Shanghai Jahwa Alert:1Q17results first take
Like-for-like Sales/NP saw improvement in1Q17
Jahwa’s NPAT in 1Q17 was down 15% to RMB108m on sales decline by 13% to RMB1.3bn. Excluding the absence of Kao, NP grew 1.79% to RMB108m on sales up 14.54%. 1Q17 gross sales and NP accounted for 27.8%/22% of our 2017 sales/core NP forecast. For reference, in 2015/2016, 1Q sales accounted for 27.3% /29% of annual sales. 1Q net profit accounted for 25.8% and 27.8% of total NP in 2015 and 2016 respectively.
GPM margin expanded to 71.21% from 58.98% in 1Q16 due mainly to Kao’s absence. S&D cost as of % sales up 11.7ppt to 52.73% as major marketing investment have been allocated in 1Q. To recap, the company hired new band endorsers Mr Hua Chenyu for Liushen and Ms Liu Tao for Herborist in 1Q. G&A cost ratio was up 0.68ppt to 9.87% mainly attributed to higher depreciation expense resulting from the new office that they moved in since 3Q16.

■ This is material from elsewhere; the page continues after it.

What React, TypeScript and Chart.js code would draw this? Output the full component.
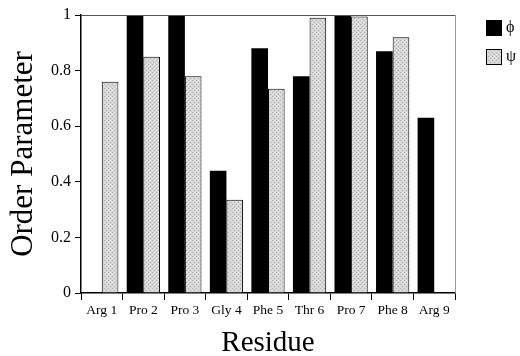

Operating cash flow increased 80.33% thanks to self-brand sales growth and no more advanced sourcing for Kao. Ex Kao, Inventory days declined 27 days yoy to 153 days. AR/AP days also declined 13/2days to 41/98 days respectively.
By segment, cosmetics recovered via all channels according to mgmt. Herborist new Yu wu xing series have been well received. Herborist’s growth in lower tier cities remains solid. In Tier 1 cities, it still faces intense competition from international companies. It closed four stores in Tier 1 cities in 1Q and currently has 1500 POS. The company will focus on sales per store rather than new store opening going forward, particularly in department stores. Personal care segment was affected by Kao’s termination but Liushen maintained a steady growth. It will continue its brand driven strategy rather than channel driven as before. Its new distributed brand Tommee Tippee is now under costume’s clearance and will expand its coverage in channels during the next 2 quarters. Pientzehuang as an emerging brand remains loss making. Mgmt targets to break even in three years.
Channel. CS is the focus for this year. Different from last year, in which most growth came from online, mgmt will seek a more balanced and healthy growth for both online and offline. Ping An, as a special channel, expects to see growth acceleration this year.
Products. Its new product pipeline for 2017/ 2018 has been outlined. In 2018, it will move to the newly built factory and transfer most of OEM products to self-manufacturing to secure a better and more stable quality. It will focus on driving sales in 2018 to offset the fixed cost.
Outlook. Mgmt believes that industry recovery trend is on track and Jahwa will benefit in a long run. Management commented that the target for achieving double digit sales growth (ex Kao) in 2017 remains intact.